Est. reading time: 5 minutes
Most manuals fossilize the moment they’re published. The answer isn’t more documentation—it’s operational design that updates itself by construction. Build a system where the same events that run your business also enrich, check, and revise your “manual” in real time. When process, data, and automation are fused, your documentation stops being a static artifact and becomes a living control surface.
Stop Writing Docs—Design Self-Updating Systems
Stop writing about the work; instrument the work. Treat your repo, ticketing board, CI pipelines, and service monitors as the canonical manual. If a process matters, encode it where it runs: infrastructure-as-code for environments, pipeline configurations for releases, issue templates for intake and triage. The manual becomes a set of executable policies and machine-checked steps, not a wiki page praying to be read.
Make the system narrate itself. Every run produces breadcrumbs: logs, artifacts, changelogs, audit trails, and dashboards. Require processes to emit structured events with human-readable summaries; have bots stitch those events into timelines and status pages. When reality changes—new service endpoints, altered SLAs, fresh compliance controls—the same change that ships the improvement also updates the narrative that explains it.
Kill drift by unifying “how we do it” and “what does it do” under version control. Docs-as-code is the baseline; self-updating is the upgrade. Pull requests must modify the living runbook alongside code and config, and automations should fail builds if the runbook can’t be rendered or validated. If it can’t be verified by a pipeline, it’s not part of the manual.
Map Processes, Then Bind Them to Real Triggers
Start with a fast, brutal map: What kicks off the work, who touches it, and what ends it? Draw the swimlanes, but don’t stop at sticky notes. For every box, name the event that starts it (a webhook, a scheduled time, a status change) and the state it produces. If you can’t name the trigger, you don’t have a process—you have a wish.
Translate the map into events and state transitions. “Customer signs up” becomes a message on your event bus; “Invoice overdue” becomes a scheduled query that emits a fact; “PR merged” is already an event—subscribe to it. Each event fans out to the minimal next actions: create a checklist task, kick a validation job, notify a responsible role. Real processes are event-driven or they aren’t real.
Bind human steps to the same triggers.
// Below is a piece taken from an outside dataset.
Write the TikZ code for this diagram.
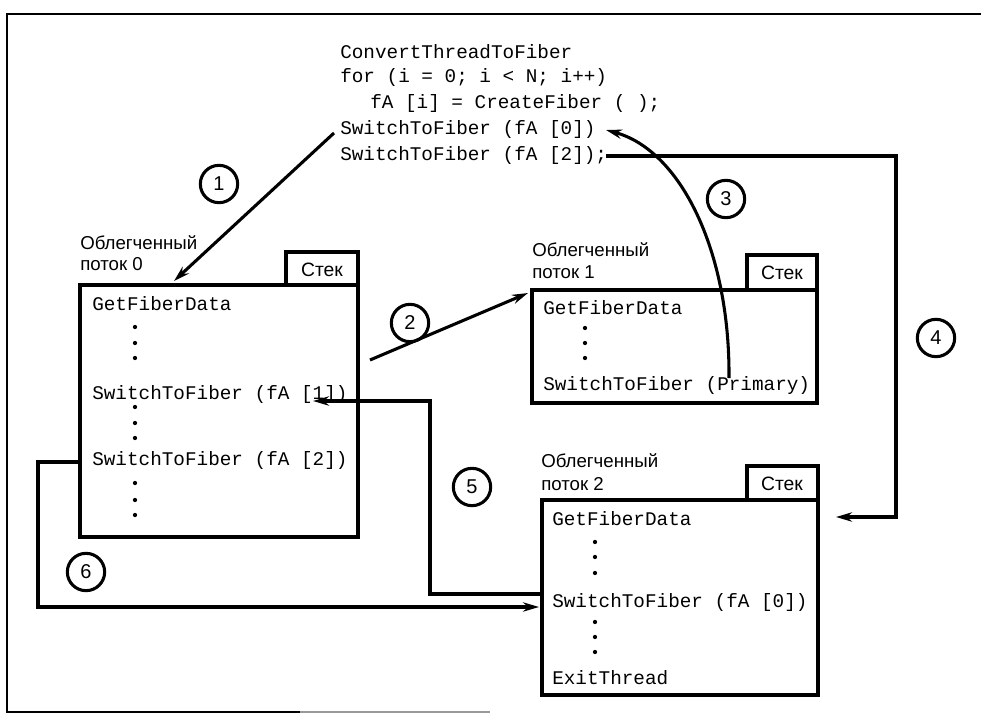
\documentclass[tikz,border=0pt]{standalone}
\usepackage{fontspec}
\setmainfont{Liberation Sans}
\newfontfamily\codefont{Liberation Mono}
\usetikzlibrary{arrows.meta}
\tikzset{
  code/.style={anchor=west,inner sep=0pt,font=\codefont\fontsize{14.5pt}{16pt}\selectfont},
  lbl/.style={anchor=west,inner sep=0pt,font=\fontsize{14pt}{16pt}\selectfont},
  fiberbox/.style={draw,line width=2.4pt},
  tabtext/.style={inner sep=0pt,font=\fontsize{14.5pt}{16pt}\selectfont},
  num/.style={draw,circle,line width=2.3pt,minimum size=28pt,inner sep=0pt,font=\fontsize{15pt}{16pt}\selectfont},
  conn/.style={line width=2.3pt},
  arr/.style={conn,-{Stealth[length=12pt,width=7pt]}},
  dotm/.style={circle,fill,inner sep=0pt,minimum size=3.2pt},
  frameline/.style={line width=1.8pt}
}
\begin{document}
\begin{tikzpicture}[x=0.75pt,y=-0.75pt]
\useasboundingbox (0,0) rectangle (981,717);
% outer frame
\draw[frameline] (981,14) -- (7,14) -- (7,712) -- (300,712);
\draw[frameline,black!40] (300,712) -- (490,712);

% top code
\node[code] (c1) at (340,52) {ConvertThreadToFiber};
\node[code] (c2) at (340,78) {for (i = 0; i < N; i++)};
\node[code] (c3) at (370,104) {fA [i] = CreateFiber ( );};
\node[code] (c4) at (340,130) {SwitchToFiber (fA [0])};
\node[code] (c5) at (340,156) {SwitchToFiber (fA [2]);};

% fiber 0
\draw[fiberbox] (286,285) rectangle (358,252);
\node[tabtext] (t0) at (322,270) {Стек};
\draw[fiberbox,fill=white] (80,285) rectangle (358,537);
\node[lbl] (l0a) at (80,243) {Облегченный};
\node[lbl] (l0b) at (80,264) {поток 0};
\node[code] (f0a) at (92,304) {GetFiberData};
\node[dotm] at (135,327) {}; \node[dotm] at (135,343) {}; \node[dotm] at (135,358) {};
\node[code] (f0b) at (92,394) {SwitchToFiber (fA [1])};
\node[dotm] at (135,407) {}; \node[dotm] at (135,423) {}; \node[dotm] at (135,438) {};
\node[code] (f0c) at (92,460) {SwitchToFiber (fA [2])};
\node[dotm] at (135,483) {}; \node[dotm] at (135,500) {}; \node[dotm] at (135,515) {};

% fiber 1
\draw[fiberbox] (747,290) rectangle (817,255);
\node[tabtext] (t1) at (782,273) {Стек};
\draw[fiberbox,fill=white] (532,290) rectangle (817,403);
\node[lbl] (l1a) at (532,250) {Облегченный};
\node[lbl] (l1b) at (532,272) {поток 1};
\node[code] (f1a) at (543,308) {GetFiberData};
\node[dotm] at (585,328) {}; \node[dotm] at (585,343) {}; \node[dotm] at (585,358) {};
\node[code] (f1b) at (543,385) {SwitchToFiber (Primary)};

% fiber 2
\draw[fiberbox] (747,500) rectangle (818,466);
\node[tabtext] (t2) at (782,484) {Стек};
\draw[fiberbox,fill=white] (542,500) rectangle (818,695);
\node[lbl] (l2a) at (541,461) {Облегченный};
\node[lbl] (l2b) at (541,484) {поток 2};
\node[code] (f2a) at (552,519) {GetFiberData};
\node[dotm] at (595,542) {}; \node[dotm] at (595,557) {}; \node[dotm] at (595,573) {};
\node[code] (f2b) at (552,602) {SwitchToFiber (fA [0])};
\node[dotm] at (595,622) {}; \node[dotm] at (595,637) {}; \node[dotm] at (595,652) {};
\node[code] (f2c) at (552,678) {ExitThread};

% numbers
\node[num] (n1) at (219,184) {1};
\node[num] (n2) at (410,323) {2};
\node[num] (n3) at (726,199) {3};
\node[num] (n4) at (936,338) {4};
\node[num] (n5) at (472,487) {5};
\node[num] (n6) at (86,572) {6};

% connector coordinates
\coordinate (a1s) at (334,133);
\coordinate (a1e) at (174,281);
\coordinate (a2s) at (370,360);
\coordinate (a2e) at (528,293);
\coordinate (a3s) at (729,378);
\coordinate (a3e) at (606,130);
\coordinate (a4s) at (606,156);
\coordinate (a4c1) at (896,156);
\coordinate (a4c2) at (896,517);
\coordinate (a4e) at (836,517);
\coordinate (a5s) at (541,594);
\coordinate (a5c1) at (430,594);
\coordinate (a5c2) at (430,401);
\coordinate (a5e) at (313,401);
\coordinate (a6s) at (80,462);
\coordinate (a6c1) at (38,462);
\coordinate (a6c2) at (38,607);
\coordinate (a6e) at (539,607);

\draw[arr] (a1s) -- (a1e);
\draw[arr] (a2s) -- (a2e);
\draw[arr] (a3s) .. controls (730,250) and (680,150) .. (a3e);
\draw[arr] (a4s) -- (a4c1) -- (a4c2) -- (a4e);
\draw[arr] (a5s) -- (a5c1) -- (a5c2) -- (a5e);
\draw[arr] (a6s) -- (a6c1) -- (a6c2) -- (a6e);
\end{tikzpicture}
\end{document}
A support ticket labeled “security” automatically adds the compliance checklist and assigns a specialist; a deployment crossing a region limit calls a playbook to rebalance. Where you lack a native event, create one: a form submission or a button in chat that records intent and context. Triggers turn the map into motion and guarantee the manual moves with it.
Encode Procedures as Checklists, Not Lore
Lore is seductive and useless under pressure. Replace prose with checklists that specify actor, tool, input, output, and a clear pass/fail. Each step has acceptance criteria (“database migration dry-run returns zero errors”) and stop rules (“if any error occurs, abort and open incident P2”). Checklists are compact, verifiable, and automatable—everything lore is not.
Structure checklists as data, not documents. Fields, not paragraphs: who’s responsible, due-by time, links to run scripts, required evidence attachments, and the state machine they live in. Store them in version control or a system that exposes an API, so bots can create, advance, and close them, and audits can prove what happened, when, and by whom.
Design for progressive automation. Begin with human-executed steps, but require each step to be scriptable or API-drivable. As reliability grows, flip steps from manual to automated and keep the same checklist as the control plane. The “manual” stays stable while the execution shifts from hands to machines—no retraining via lore required.
Wire Metrics to Actions for Continuous Correction
Metrics without motion are wall art. For every key metric, define the automatic response and the human escalation. “If signup conversion drops 20% for 15 minutes, roll back the last experiment and alert growth.” “If error budget burn exceeds threshold, throttle traffic and page on-call.” The loop is the doc: detect, act, verify, learn.
Build guardrails, not just alarms. Use thresholds, rate-of-change triggers, and control charts to avoid both noise and blindness. Pair each guardrail with a reversible action and a verification step, encoded right in your pipelines and incident runbooks. The system makes small, safe corrections quickly; humans handle ambiguity and redesign.
Close the loop with learning. Every automated action should log its cause, effect, and confidence; every incident should auto-generate a draft timeline and checklist of follow-ups with owners and due dates. Trend the follow-ups—if the same fix keeps reappearing, promote it into a proactive control. Your manual evolves by evidence, not opinion.
Don’t beg people to read static docs—make the work itself produce, validate, and refine the manual. Map the flows, bind them to triggers, encode the steps as checklists, and connect metrics to actions. When your operations manual runs in the same fabric as your systems, it stops aging and starts adapting. That’s not documentation. That’s operational gravity.